Quando vê o aluno se precipitando na hora de se inscrever para a primeira meia-maratona, não é responsabilidade do treinador alertá-lo que ainda é cedo para disputar uma prova daquele porte? É aí que surge um dilema comum na vida de quem trabalha nas assessorias esportivas.
Júlio Dotti, da assessoria Limite, já perdeu alguns alunos por tentar frear a empolgação em situações como essa. Ele cobra mais sinceridade e responsabilidade dos colegas na hora de estimular e informar os assessorados.
“Os alunos têm muita empolgação. Hoje, por exemplo, todo mundo quer fazer a Meia da Asics. O que eu vejo na área dos treinadores é que, muitas vezes, mais vale o que você está ganhando do que o que está passando. Eu sou o chato da história. Sempre falo para os alunos: ‘É isso que você quer?’. Tem que balancear tudo isso.
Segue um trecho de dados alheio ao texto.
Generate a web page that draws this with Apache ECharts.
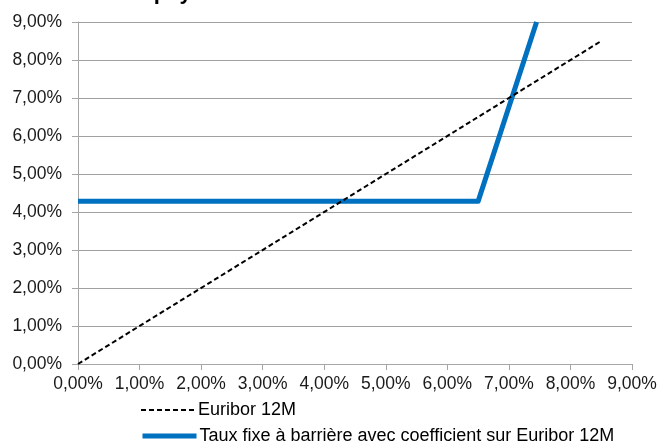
<!DOCTYPE html>
<html>
<head>
<meta charset="utf-8">
<script src="https://cdn.jsdelivr.net/npm/echarts@6/dist/echarts.min.js"></script>
<style>
  html, body { margin: 0; padding: 0; background: #fff; }
  #chart { width: 662px; height: 445px; }
</style>
</head>
<body>
<div id="chart"></div>
<script>
// Euribor 12M (x) against the rate paid (y), both in %
const euriborX = [0, 8.5];
const euriborY = [0, 8.5];

// Barrier fixed rate with a coefficient applied above the barrier
const barrierX = [0, 6.5, 7.45];
const barrierY = [4.28, 4.28, 9.0];

const seriesNames = ['Euribor 12M', 'Taux fixe à barrière avec coefficient sur Euribor 12M'];
const titleText = 'Taux payé';

const pct = v => v.toFixed(2).replace('.', ',') + '%';
const pairs = (xs, ys) => xs.map((x, i) => [x, ys[i]]);

const font = 'Liberation Sans, Arial, sans-serif';
const chart = echarts.init(document.getElementById('chart'), null, { renderer: 'canvas' });

// one legend entry per line, stacked under the plot
const legendEntry = (name, top, lineWidth) => ({
  orient: 'vertical',
  left: 140,
  top: top,
  padding: 0,
  itemWidth: 54,
  itemHeight: 14,
  itemStyle: { color: 'rgba(0,0,0,0)', borderWidth: 0 },
  lineStyle: { width: lineWidth },
  textStyle: { fontFamily: font, fontSize: 18, color: '#000', padding: [0, 0, 0, -2] },
  data: [name]
});

chart.setOption({
  animation: false,
  backgroundColor: '#fff',
  title: {
    text: titleText,
    left: 93,
    top: -23,
    textStyle: { fontFamily: font, fontSize: 22, fontWeight: 'bold', color: '#000' }
  },
  grid: { left: 78, right: 30, top: 22, bottom: 81, containLabel: false },
  legend: [
    legendEntry(seriesNames[0], 401, 2),
    legendEntry(seriesNames[1], 427, 5)
  ],
  xAxis: {
    type: 'value',
    min: 0, max: 9, interval: 1,
    axisLine: { show: true, lineStyle: { color: '#a6a6a6', width: 1 } },
    axisTick: { show: true, length: 6, lineStyle: { color: '#a6a6a6' } },
    splitLine: { show: false },
    axisLabel: { formatter: pct, fontFamily: font, fontSize: 17.5, color: '#1a1a1a', margin: 11 }
  },
  yAxis: {
    type: 'value',
    min: 0, max: 9, interval: 1,
    axisLine: { show: true, lineStyle: { color: '#a6a6a6', width: 1 } },
    axisTick: { show: true, length: 6, lineStyle: { color: '#a6a6a6' } },
    splitLine: { show: true, lineStyle: { color: '#a0a0a0', width: 1 } },
    axisLabel: { formatter: pct, fontFamily: font, fontSize: 17.5, color: '#1a1a1a', margin: 16 }
  },
  series: [
    {
      name: seriesNames[0],
      type: 'line',
      data: pairs(euriborX, euriborY),
      symbol: 'none',
      lineStyle: { color: '#000', width: 2, type: [5, 3] },
      itemStyle: { color: '#000' },
      z: 3
    },
    {
      name: seriesNames[1],
      type: 'line',
      data: pairs(barrierX, barrierY),
      symbol: 'none',
      clip: true,
      lineStyle: { color: '#0070c0', width: 5, join: 'round', cap: 'butt' },
      itemStyle: { color: '#0070c0' },
      z: 2
    }
  ]
});
</script>
</body>
</html>
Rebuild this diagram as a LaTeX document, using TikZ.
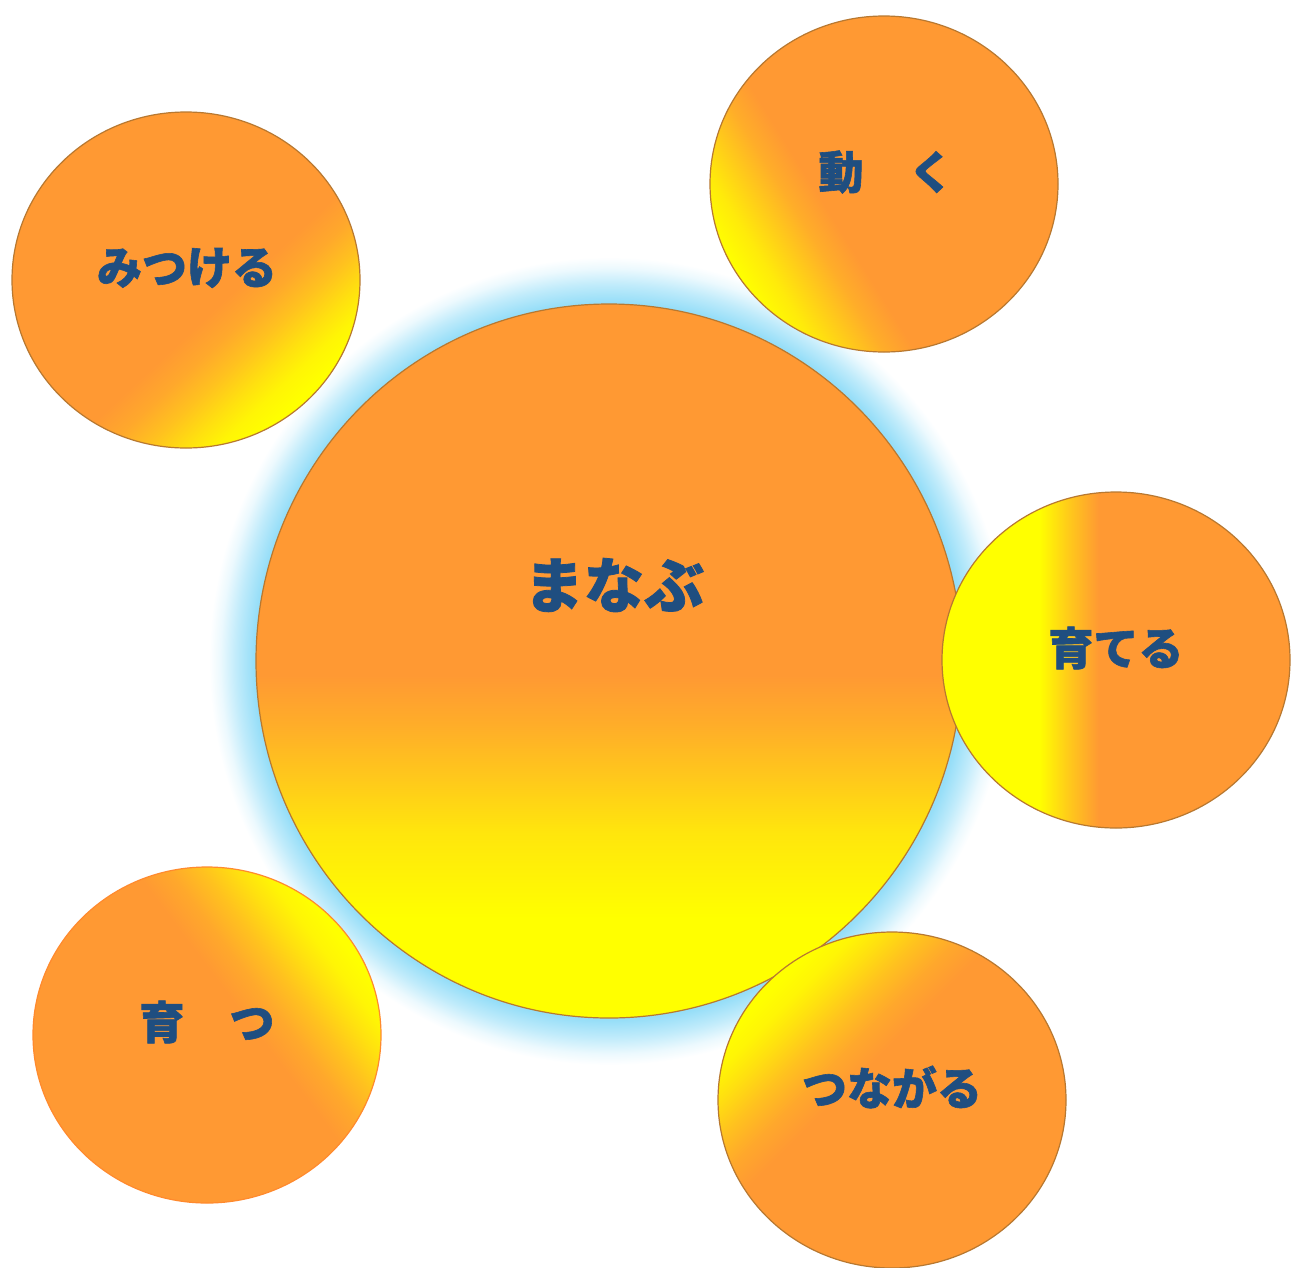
\documentclass[tikz,border=0pt]{standalone}
\usepackage{fontspec}
\usetikzlibrary{shapes.geometric}
\newfontfamily\jp{Noto Sans CJK JP}[BoldFeatures={FakeBold=1.3}]
\definecolor{org}{RGB}{255,153,51}
\definecolor{yel}{RGB}{255,255,0}
\definecolor{txt}{RGB}{31,78,128}
\definecolor{rim}{RGB}{184,120,48}
\definecolor{glowc}{RGB}{150,222,248}
\pgfdeclareverticalshading{mainsh}{100bp}{color(0bp)=(yel); color(32bp)=(yel); color(38bp)=(yel!75!org); color(42bp)=(yel!45!org); color(45.5bp)=(yel!20!org); color(49bp)=(org); color(100bp)=(org)}
\pgfdeclarehorizontalshading{sodsh}{100bp}{color(0bp)=(yel); color(39bp)=(yel); color(43bp)=(yel!50!org); color(47.5bp)=(org); color(100bp)=(org)}
\pgfdeclareverticalshading{diagsh}{100bp}{color(0bp)=(org); color(56bp)=(org); color(60bp)=(yel!15!org); color(64bp)=(yel!40!org); color(68bp)=(yel!70!org); color(71bp)=(yel!90!org); color(74bp)=(yel); color(100bp)=(yel)}
\pgfdeclareverticalshading{diaglate}{100bp}{color(0bp)=(org); color(59bp)=(org); color(63bp)=(yel!20!org); color(67bp)=(yel!50!org); color(71bp)=(yel!80!org); color(75bp)=(yel); color(100bp)=(yel)}
\pgfdeclareradialshading{glowsh}{\pgfpoint{0bp}{0bp}}{color(0bp)=(glowc); color(22.2bp)=(glowc); color(23.3bp)=(glowc!60!white); color(24.3bp)=(glowc!18!white); color(25bp)=(white); color(50bp)=(white)}
\tikzset{
  smallc/.style={ellipse, inner sep=0pt, minimum width=348pt, minimum height=336pt, draw=rim, line width=1.2pt},
  lbl/.style={text=txt, inner sep=0pt, font=\jp\bfseries\fontsize{45pt}{45pt}\selectfont},
  biglbl/.style={text=txt, inner sep=0pt, font=\jp\bfseries\fontsize{60pt}{60pt}\selectfont}
}
\begin{document}
\begin{tikzpicture}[x=1pt,y=-1pt]
\useasboundingbox[fill=white] (0,0) rectangle (1298,1267);
% glow and central circle
\node[ellipse, inner sep=0pt, minimum width=800pt, minimum height=808pt, shading=glowsh] (glow) at (609,661) {};
\node[ellipse, inner sep=0pt, minimum width=706pt, minimum height=714pt, shading=mainsh, draw=rim, line width=1.2pt] (main) at (609,661) {};
\node[biglbl] (tmain) at (614,585) {まなぶ};
% small circles
\node[smallc, shading=diagsh, shading angle=-137] (mitsu) at (186,280) {};
\node[lbl] (tmitsu) at (187,268) {みつける};
\node[smallc, shading=diaglate, shading angle=122] (ugoku) at (884,184) {};
\node[lbl] (tugoku) at (886,172) {動　く};
\node[smallc, shading=sodsh] (sodateru) at (1116,660) {};
\node[lbl] (tsodateru) at (1116,648) {育てる};
\node[smallc, shading=diagsh, shading angle=-53, draw=org!90!red] (sodatsu) at (207,1035) {};
\node[lbl] (tsodatsu) at (207,1022) {育　つ};
\node[smallc, shading=diagsh, shading angle=45] (tsunagaru) at (892,1100) {};
\node[lbl] (ttsunagaru) at (892,1087) {つながる};
\end{tikzpicture}
\end{document}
O aluno pode ter capacidade [para correr uma meia], mas talvez não naquele momento, antes de cumprir algumas etapas.”
A importância de respeitar o estágio de cada um
Na corrida, como em qualquer outro ambiente na vida, é preciso discernimento para saber que nem sempre é possível embarcar nos mesmos objetivos de quem te cerca.
“Não é porque você entrou em uma equipe que já está pronto para correr distâncias maiores. É constante ver alunos acostumados a percursos mais longos dizendo ‘se for para correr 10 km, eu nem saio de casa’. Isso acaba atingindo quem começou a correr há pouco tempo. Cada pessoa está em um momento de vida, em um estágio na corrida”, fala.
Quando partir para a primeira meia-maratona?
Para não fazer a meia-maratona aos trancos e barrancos, o corredor deve, segundo Dotti, treinar de forma contínua por pelo menos três meses, três vezes por semana, com sessões de, no mínimo, uma hora e, no fim de semana, completar um treinamento de aproximadamente 90 minutos.
Não sofrer com lesões nesse período é essencial para concretizar o passo seguinte. Ele diz que correr 15 km nos treinos é um bom indício de que a meia-maratona é uma meta palpável. “Se a pessoa estiver correndo os 15 km, os 21 km estão próximos”, ressalta.